Written problem :: Using the records below, copy exactly the part that opens with the line holding "Generate a web" and closes with the line holding "const ctx = document.getElementById('myChart');", minus the pictures.
+++
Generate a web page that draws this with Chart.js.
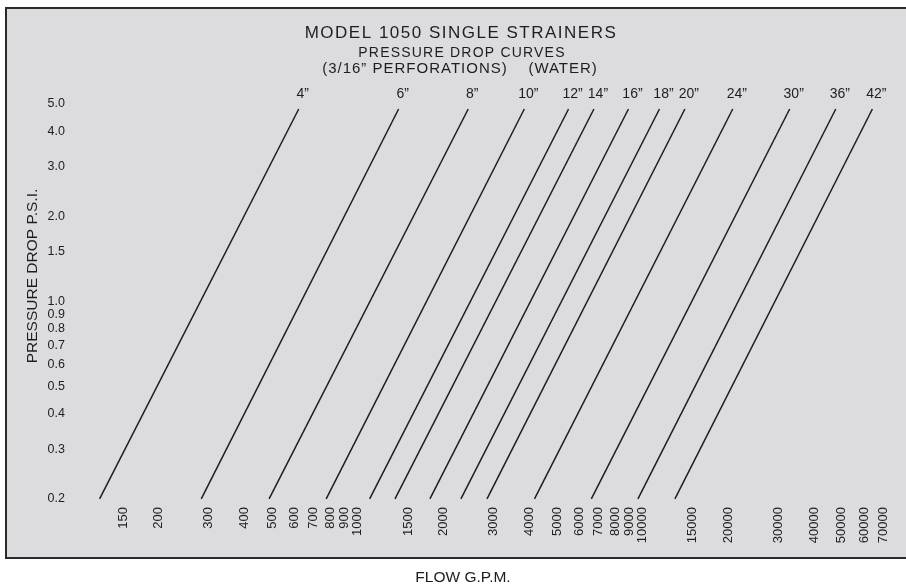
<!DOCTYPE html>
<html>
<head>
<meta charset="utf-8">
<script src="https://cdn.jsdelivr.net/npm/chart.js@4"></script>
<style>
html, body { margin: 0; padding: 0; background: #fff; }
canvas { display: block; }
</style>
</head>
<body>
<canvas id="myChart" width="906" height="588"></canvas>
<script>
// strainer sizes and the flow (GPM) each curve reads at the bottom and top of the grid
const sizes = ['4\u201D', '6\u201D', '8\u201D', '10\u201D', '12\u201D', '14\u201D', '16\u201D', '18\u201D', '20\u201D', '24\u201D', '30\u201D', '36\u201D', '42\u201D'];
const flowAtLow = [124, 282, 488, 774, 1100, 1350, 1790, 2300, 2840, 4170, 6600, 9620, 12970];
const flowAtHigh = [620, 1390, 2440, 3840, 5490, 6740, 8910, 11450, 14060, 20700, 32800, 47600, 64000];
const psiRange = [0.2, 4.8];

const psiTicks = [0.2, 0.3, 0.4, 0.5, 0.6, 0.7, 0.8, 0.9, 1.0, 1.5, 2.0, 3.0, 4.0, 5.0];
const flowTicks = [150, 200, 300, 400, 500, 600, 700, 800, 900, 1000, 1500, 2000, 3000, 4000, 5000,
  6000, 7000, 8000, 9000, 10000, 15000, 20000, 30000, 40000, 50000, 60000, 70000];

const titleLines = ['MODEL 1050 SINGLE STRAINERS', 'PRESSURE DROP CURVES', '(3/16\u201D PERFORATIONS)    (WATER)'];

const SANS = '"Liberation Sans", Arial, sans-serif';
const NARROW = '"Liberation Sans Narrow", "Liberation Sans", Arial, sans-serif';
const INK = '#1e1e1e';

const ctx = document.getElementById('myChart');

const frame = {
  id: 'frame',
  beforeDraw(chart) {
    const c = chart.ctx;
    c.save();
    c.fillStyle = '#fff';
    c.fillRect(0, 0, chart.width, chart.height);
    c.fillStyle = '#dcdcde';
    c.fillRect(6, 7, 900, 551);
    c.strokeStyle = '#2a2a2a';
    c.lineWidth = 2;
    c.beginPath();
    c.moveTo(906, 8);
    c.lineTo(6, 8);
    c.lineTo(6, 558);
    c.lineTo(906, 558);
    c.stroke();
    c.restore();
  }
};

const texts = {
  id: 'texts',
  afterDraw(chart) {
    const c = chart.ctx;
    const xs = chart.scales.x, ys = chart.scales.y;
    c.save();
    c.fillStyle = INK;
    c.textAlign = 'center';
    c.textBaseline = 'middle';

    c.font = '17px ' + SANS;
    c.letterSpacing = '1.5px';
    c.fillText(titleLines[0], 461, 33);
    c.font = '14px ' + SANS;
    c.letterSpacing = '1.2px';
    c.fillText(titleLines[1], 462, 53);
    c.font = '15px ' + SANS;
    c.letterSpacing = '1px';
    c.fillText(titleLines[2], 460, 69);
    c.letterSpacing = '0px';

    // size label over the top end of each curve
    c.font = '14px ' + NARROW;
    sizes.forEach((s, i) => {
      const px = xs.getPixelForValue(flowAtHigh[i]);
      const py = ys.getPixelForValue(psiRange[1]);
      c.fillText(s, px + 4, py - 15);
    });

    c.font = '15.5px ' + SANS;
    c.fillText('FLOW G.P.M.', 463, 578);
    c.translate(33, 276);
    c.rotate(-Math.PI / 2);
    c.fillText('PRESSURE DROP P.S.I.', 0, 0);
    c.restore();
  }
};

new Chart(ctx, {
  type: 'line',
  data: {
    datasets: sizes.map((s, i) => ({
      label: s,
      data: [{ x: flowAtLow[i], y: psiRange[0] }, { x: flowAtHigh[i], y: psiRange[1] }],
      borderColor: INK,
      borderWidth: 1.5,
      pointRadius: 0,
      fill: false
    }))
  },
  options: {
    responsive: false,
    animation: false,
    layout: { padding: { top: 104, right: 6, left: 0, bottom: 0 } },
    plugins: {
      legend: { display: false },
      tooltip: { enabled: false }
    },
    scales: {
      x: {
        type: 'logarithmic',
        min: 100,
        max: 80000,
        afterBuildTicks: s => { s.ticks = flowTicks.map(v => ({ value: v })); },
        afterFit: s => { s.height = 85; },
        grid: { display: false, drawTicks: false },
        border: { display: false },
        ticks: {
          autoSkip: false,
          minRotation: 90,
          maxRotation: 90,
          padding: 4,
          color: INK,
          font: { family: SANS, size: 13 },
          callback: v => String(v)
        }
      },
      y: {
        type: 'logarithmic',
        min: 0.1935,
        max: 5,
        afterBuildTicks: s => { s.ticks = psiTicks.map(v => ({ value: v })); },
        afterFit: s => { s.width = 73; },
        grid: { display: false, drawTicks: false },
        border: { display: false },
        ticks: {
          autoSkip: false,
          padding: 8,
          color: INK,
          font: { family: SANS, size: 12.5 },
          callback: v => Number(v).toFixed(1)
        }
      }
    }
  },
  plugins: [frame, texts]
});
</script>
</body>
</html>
+++
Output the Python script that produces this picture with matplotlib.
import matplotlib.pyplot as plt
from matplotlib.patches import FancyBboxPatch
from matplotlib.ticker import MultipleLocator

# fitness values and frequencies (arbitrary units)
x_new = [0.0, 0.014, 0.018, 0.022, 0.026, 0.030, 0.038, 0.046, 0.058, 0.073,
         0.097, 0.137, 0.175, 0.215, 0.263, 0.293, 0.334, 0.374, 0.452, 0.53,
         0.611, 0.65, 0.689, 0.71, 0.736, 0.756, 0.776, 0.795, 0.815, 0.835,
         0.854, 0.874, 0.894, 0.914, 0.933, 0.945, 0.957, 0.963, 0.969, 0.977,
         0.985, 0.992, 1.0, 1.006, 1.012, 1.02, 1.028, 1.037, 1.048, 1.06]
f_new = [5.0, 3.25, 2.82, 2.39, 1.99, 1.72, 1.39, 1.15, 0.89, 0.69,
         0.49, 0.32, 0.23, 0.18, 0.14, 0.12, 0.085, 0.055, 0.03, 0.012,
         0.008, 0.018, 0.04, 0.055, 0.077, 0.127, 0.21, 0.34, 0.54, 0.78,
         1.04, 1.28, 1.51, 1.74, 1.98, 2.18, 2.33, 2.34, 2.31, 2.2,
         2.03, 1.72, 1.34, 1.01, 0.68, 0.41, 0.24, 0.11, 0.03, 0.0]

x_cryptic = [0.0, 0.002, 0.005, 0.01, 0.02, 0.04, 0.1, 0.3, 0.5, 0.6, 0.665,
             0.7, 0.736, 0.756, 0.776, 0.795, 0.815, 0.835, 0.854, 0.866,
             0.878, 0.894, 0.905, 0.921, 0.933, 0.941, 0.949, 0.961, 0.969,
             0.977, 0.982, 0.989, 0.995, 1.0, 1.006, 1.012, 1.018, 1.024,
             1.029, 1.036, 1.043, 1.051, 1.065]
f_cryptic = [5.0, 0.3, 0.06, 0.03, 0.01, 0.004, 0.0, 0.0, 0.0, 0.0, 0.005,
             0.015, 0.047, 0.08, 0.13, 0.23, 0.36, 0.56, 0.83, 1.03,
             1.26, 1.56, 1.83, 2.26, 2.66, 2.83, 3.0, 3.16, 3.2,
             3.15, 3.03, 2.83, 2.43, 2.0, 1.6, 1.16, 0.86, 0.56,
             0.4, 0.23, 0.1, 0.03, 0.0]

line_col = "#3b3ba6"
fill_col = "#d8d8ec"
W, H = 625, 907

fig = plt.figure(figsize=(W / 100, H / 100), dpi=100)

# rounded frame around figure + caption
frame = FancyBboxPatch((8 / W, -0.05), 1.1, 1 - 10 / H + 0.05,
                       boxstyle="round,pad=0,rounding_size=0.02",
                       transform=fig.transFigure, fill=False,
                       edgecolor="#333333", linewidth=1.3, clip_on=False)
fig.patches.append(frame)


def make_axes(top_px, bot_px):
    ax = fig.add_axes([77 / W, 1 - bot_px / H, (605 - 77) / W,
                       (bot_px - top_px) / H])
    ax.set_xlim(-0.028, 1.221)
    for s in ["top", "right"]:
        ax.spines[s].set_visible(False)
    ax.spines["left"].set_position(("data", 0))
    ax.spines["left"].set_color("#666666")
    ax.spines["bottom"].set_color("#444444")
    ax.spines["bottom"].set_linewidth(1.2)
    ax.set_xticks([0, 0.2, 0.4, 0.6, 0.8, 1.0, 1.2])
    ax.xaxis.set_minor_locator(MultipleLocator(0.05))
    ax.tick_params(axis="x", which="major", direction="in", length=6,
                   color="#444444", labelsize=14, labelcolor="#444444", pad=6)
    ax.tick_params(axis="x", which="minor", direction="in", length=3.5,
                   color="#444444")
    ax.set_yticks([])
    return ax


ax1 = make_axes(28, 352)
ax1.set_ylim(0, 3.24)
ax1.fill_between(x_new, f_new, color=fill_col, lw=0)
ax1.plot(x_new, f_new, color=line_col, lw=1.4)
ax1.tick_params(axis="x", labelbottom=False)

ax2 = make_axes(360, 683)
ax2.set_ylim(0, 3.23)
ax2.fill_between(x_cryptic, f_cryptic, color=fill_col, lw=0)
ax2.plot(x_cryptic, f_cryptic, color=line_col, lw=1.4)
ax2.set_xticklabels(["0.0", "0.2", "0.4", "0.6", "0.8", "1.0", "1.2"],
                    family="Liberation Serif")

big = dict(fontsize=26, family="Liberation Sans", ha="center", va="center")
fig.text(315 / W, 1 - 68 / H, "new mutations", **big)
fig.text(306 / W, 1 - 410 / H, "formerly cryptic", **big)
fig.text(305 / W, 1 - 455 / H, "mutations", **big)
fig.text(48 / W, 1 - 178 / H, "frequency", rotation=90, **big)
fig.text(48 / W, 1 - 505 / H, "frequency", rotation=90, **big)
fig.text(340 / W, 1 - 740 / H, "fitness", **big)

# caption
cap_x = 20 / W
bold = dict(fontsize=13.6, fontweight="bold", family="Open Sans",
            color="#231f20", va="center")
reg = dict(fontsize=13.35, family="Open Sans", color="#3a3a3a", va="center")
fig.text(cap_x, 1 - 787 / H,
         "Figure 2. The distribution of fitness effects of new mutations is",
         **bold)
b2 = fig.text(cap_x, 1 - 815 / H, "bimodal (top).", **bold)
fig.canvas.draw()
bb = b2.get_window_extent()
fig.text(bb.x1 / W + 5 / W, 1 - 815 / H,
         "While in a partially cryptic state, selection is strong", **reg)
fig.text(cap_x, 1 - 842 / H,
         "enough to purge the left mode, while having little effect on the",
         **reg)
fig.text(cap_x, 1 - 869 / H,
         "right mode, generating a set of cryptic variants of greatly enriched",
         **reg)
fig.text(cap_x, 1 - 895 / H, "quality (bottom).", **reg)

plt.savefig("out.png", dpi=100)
+++
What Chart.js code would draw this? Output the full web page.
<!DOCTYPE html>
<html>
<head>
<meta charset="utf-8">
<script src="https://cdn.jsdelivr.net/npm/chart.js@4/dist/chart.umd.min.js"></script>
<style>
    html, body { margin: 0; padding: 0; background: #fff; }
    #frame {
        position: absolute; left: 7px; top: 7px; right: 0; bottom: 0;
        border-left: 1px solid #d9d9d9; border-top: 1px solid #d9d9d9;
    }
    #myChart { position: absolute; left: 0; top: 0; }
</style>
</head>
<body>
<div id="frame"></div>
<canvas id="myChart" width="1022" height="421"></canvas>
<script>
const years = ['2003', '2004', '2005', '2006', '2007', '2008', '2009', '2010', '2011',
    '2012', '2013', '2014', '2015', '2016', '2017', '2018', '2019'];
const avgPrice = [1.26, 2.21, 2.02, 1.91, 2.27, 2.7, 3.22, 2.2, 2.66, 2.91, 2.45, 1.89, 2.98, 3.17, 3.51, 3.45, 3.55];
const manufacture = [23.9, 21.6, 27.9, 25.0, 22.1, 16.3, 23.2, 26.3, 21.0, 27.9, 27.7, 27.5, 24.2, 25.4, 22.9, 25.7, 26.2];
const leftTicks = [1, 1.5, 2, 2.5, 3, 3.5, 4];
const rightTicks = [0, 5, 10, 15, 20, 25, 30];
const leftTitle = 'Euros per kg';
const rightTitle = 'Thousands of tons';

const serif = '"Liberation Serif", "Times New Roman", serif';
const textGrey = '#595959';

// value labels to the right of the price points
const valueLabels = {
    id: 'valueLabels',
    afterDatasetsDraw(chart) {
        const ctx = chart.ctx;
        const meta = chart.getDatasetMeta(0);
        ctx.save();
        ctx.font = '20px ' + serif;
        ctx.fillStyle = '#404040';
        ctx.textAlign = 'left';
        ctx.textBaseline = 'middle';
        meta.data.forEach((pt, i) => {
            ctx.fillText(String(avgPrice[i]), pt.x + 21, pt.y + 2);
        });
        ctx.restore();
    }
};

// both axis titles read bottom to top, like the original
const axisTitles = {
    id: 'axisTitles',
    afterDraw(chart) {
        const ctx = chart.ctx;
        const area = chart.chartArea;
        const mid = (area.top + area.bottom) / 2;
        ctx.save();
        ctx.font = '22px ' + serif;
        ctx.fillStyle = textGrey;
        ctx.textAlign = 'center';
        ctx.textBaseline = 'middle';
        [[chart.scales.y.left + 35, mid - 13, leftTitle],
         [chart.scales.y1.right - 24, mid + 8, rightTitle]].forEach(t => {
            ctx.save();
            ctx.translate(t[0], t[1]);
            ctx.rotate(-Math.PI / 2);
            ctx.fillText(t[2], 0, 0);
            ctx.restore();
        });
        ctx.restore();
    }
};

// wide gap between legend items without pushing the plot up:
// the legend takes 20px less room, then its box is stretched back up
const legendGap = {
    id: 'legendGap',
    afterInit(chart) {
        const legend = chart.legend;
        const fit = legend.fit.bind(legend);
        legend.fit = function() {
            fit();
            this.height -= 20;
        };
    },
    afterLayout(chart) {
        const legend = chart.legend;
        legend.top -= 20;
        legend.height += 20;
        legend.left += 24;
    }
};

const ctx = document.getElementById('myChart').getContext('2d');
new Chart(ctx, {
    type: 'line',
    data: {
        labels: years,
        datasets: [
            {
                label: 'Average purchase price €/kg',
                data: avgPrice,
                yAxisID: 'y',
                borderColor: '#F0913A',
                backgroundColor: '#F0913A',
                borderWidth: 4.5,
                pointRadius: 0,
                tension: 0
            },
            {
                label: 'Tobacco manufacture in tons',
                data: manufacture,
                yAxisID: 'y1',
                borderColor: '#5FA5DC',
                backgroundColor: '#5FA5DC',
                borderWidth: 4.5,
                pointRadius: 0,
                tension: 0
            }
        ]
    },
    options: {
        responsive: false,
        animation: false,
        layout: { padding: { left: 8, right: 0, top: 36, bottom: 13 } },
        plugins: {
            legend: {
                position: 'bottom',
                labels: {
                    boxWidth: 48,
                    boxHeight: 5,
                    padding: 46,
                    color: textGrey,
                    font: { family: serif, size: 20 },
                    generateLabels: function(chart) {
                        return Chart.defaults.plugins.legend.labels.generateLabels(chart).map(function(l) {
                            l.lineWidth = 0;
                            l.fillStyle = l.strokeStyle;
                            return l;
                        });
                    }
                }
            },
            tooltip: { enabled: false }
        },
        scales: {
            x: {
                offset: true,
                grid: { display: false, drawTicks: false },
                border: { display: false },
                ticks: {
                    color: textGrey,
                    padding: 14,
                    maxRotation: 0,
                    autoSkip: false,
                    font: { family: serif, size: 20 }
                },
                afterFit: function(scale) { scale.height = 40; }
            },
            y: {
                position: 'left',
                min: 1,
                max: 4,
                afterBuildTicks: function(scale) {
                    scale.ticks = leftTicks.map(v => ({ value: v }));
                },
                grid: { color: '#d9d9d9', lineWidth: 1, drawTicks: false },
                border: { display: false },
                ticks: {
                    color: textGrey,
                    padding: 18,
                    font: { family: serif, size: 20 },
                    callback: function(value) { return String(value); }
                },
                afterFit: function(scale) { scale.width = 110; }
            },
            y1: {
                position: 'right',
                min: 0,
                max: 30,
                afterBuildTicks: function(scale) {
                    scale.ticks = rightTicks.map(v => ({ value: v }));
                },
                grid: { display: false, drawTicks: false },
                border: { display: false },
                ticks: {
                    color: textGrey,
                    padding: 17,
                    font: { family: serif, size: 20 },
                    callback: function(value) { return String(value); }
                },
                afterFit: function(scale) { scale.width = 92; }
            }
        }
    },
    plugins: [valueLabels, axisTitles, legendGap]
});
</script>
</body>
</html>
+++
Full solution ::
Generate a web page that draws this with Chart.js.
<!DOCTYPE html>
<html>
<head>
<meta charset="utf-8">
<script src="https://cdn.jsdelivr.net/npm/chart.js@4"></script>
<style>
html, body { margin: 0; padding: 0; background: #fff; }
canvas { display: block; }
</style>
</head>
<body>
<canvas id="myChart" width="906" height="588"></canvas>
<script>
// strainer sizes and the flow (GPM) each curve reads at the bottom and top of the grid
const sizes = ['4\u201D', '6\u201D', '8\u201D', '10\u201D', '12\u201D', '14\u201D', '16\u201D', '18\u201D', '20\u201D', '24\u201D', '30\u201D', '36\u201D', '42\u201D'];
const flowAtLow = [124, 282, 488, 774, 1100, 1350, 1790, 2300, 2840, 4170, 6600, 9620, 12970];
const flowAtHigh = [620, 1390, 2440, 3840, 5490, 6740, 8910, 11450, 14060, 20700, 32800, 47600, 64000];
const psiRange = [0.2, 4.8];

const psiTicks = [0.2, 0.3, 0.4, 0.5, 0.6, 0.7, 0.8, 0.9, 1.0, 1.5, 2.0, 3.0, 4.0, 5.0];
const flowTicks = [150, 200, 300, 400, 500, 600, 700, 800, 900, 1000, 1500, 2000, 3000, 4000, 5000,
  6000, 7000, 8000, 9000, 10000, 15000, 20000, 30000, 40000, 50000, 60000, 70000];

const titleLines = ['MODEL 1050 SINGLE STRAINERS', 'PRESSURE DROP CURVES', '(3/16\u201D PERFORATIONS)    (WATER)'];

const SANS = '"Liberation Sans", Arial, sans-serif';
const NARROW = '"Liberation Sans Narrow", "Liberation Sans", Arial, sans-serif';
const INK = '#1e1e1e';

const ctx = document.getElementById('myChart');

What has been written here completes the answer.